Even the location shots are wasted. The film derails periodically into what look like bad promotional videos for the soundtrack’s new Charli XCX songs. There is nothing theoretically wrong with applying new materials in the interpretation, but what do they bring?
Here, nothing, which is unsurprising given Charli XCX’s own inclination to superficiality. Fennell has found a kindred spirit in the singer’s “petty squabbling within her upper-class social milieu.”
There is a tedious smugness here that has nothing to do with Brontë. There was a brief faux identity politics controversy around the casting of Elordi—Australian, from a Basque family—as the Gypsy Heathcliff.
One is sympathetic to calls to counter the still widespread anti-Gypsy racism. But these were misplaced here. Whether one argues that Brontë’s Heathcliff is a Gypsy or just “like” one is not the most important part of that portrayal, which is his difference from the Lintons. This is certainly physical, but it is explicitly about class and privilege. As a child, he complains to Nelly “I wish I had light hair and a fair skin, and was dressed, and behaved as well [as Edgar], and had a chance of being as rich as he will be.”
That distinction becomes redundant in casting when the actor playing Edgar is of part-Asian origin. Latif, a terrific actor, works hard under adverse conditions. He, Chau and Martin Clunes (as Mr Earnshaw, Catherine’s father, incorporating elements of Hindley’s character) are all excellent under the circumstances.
But they cannot overcome Fennell’s basic class orientation. We noted that Saltburn left viewers feeling that “the real innocent victims of circumstance here are the indolent aristocrats.” Isabella, here, is so silly that Heathcliff’s cruelty seems barely worth the effort.
At the other end of the class scale we see Fennell’s limitations most clearly. Brontë gives a savagely satirical portrayal of Heathcliff’s servant Joseph, a pious religious hypocrite who stays at Wuthering Heights to pontificate with sanctimonious spite. Fennell’s Joseph (Ewan Mitchell) is just a lustful figure whom Catherine spies having bondage sex with a maidservant. As we noted of Saltburn, “The not-so-rich turn out to be just as foul or fouler than their ‘betters’.”
Nelly, the novel’s most sympathetic character, is redrawn in line with Fennell’s own preoccupations. Brontë’s sympathetic servant is here made a lady’s maid. Fennell’s concern is to show the injustice of class prejudice directed by the upper middle class against those slipping down its ranks.

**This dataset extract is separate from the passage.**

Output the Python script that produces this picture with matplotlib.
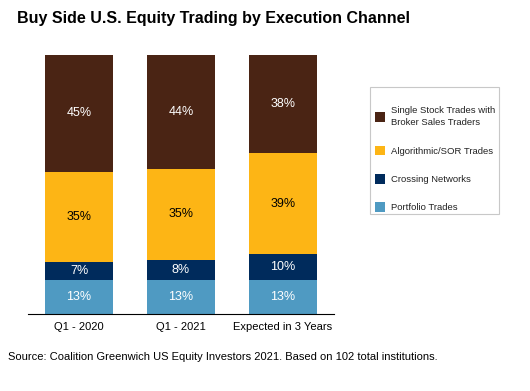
import matplotlib
matplotlib.use("Agg")
import matplotlib.pyplot as plt
from matplotlib.patches import Patch, Rectangle

plt.rcParams['font.family'] = ['Liberation Sans', 'DejaVu Sans']

categories = ["Q1 - 2020", "Q1 - 2021", "Expected in 3 Years"]
portfolio = [13, 13, 13]
crossing = [7, 8, 10]
algo = [35, 35, 39]
single = [45, 44, 38]

series_names = ["Portfolio Trades", "Crossing Networks", "Algorithmic/SOR Trades",
                "Single Stock Trades with\nBroker Sales Traders"]
series = [portfolio, crossing, algo, single]
colors = ["#4f9ac2", "#002b5c", "#fdb515", "#4a2414"]
text_colors = ["white", "white", "black", "white"]

W, H = 530, 391
fig = plt.figure(figsize=(W / 100, H / 100), dpi=100)
ax = fig.add_axes([28 / W, 77 / H, 306 / W, 259 / H])

x = range(len(categories))
bottoms = [0] * len(categories)
for vals, col, tc in zip(series, colors, text_colors):
    ax.bar(x, vals, bottom=bottoms, width=0.67, color=col, edgecolor="none")
    for i, v in enumerate(vals):
        ax.text(i, bottoms[i] + v / 2, f"{v}%", ha="center", va="center",
                color=tc, fontsize=9)
    bottoms = [b + v for b, v in zip(bottoms, vals)]

ax.set_xlim(-0.5, 2.5)
ax.set_ylim(0, 100)
for s in ["top", "right", "left"]:
    ax.spines[s].set_visible(False)
ax.spines["bottom"].set_color("black")
ax.spines["bottom"].set_linewidth(0.8)
ax.set_yticks([])
ax.set_xticks([-0.5, 0.5, 1.5, 2.5], minor=False)
ax.set_xticklabels([])
ax.tick_params(axis="x", direction="in", length=-6, width=0.8)
ax.set_xticks(list(x), minor=True)
ax.set_xticklabels(categories, minor=True, fontsize=8)
ax.tick_params(axis="x", which="minor", length=0, pad=6)

# legend box drawn separately so padding can differ by direction
fig.add_artist(Rectangle((370 / W, 1 - 214 / H), 129 / W, 127 / H,
                         transform=fig.transFigure, facecolor="white",
                         edgecolor="#c8c8c8", linewidth=0.8))
handles = [Patch(facecolor=c, edgecolor="none") for c in colors][::-1]
labels = series_names[::-1]
leg = fig.legend(handles, labels, loc="upper left",
                 bbox_to_anchor=(375 / W, 1 - 106 / H),
                 fontsize=6.8, frameon=False, labelcolor="#222222",
                 handlelength=1.05, handleheight=1.2, labelspacing=1.95,
                 borderpad=0, handletextpad=0.65, borderaxespad=0)
leg.get_texts()[0].set_linespacing(1.45)

fig.text(17 / W, 1 - 18 / H, "Buy Side U.S. Equity Trading by Execution Channel",
         fontsize=11.5, fontweight="bold", va="center", ha="left")
fig.text(8 / W, 1 - 357 / H,
         "Source: Coalition Greenwich US Equity Investors 2021. Based on 102 total institutions.",
         fontsize=8, va="center", ha="left")

fig.savefig("out.png", dpi=100)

In other hands, this might be interesting. But Fennell is relatively indifferent to the actual pauperisation of Heathcliff, whose exclusion takes the form of being made a servant. She is more interested in Nelly, because this is an injustice within the middle class milieu she inhabits.
Brontë’s primordial passion plays out often inarticulately in the mechanics of land ownership and household establishment. Fennell wants a passion disconnected from its social context. She is trying to create the impression of significance by a rather desperate recourse to ever more superficial effects.
Is this all that contemporary audiences can hope or look for in Wuthering Heights? Hardly. Brontë’s visceral and astonishing novel is rooted not just in a brutal landscape, but in a real world of class distinction and savagery that must find reflection in the passions of our daily lives. It is, in this sense, a genuine and exceptional work of art.
Fennell is seeking only the blandest of consolations for a very limited fraction of the upper middle class. Brontë does not exclude consolation, but there is nothing simplistic or simplified in her novel of the emotions. There is far more there than Fennell can find.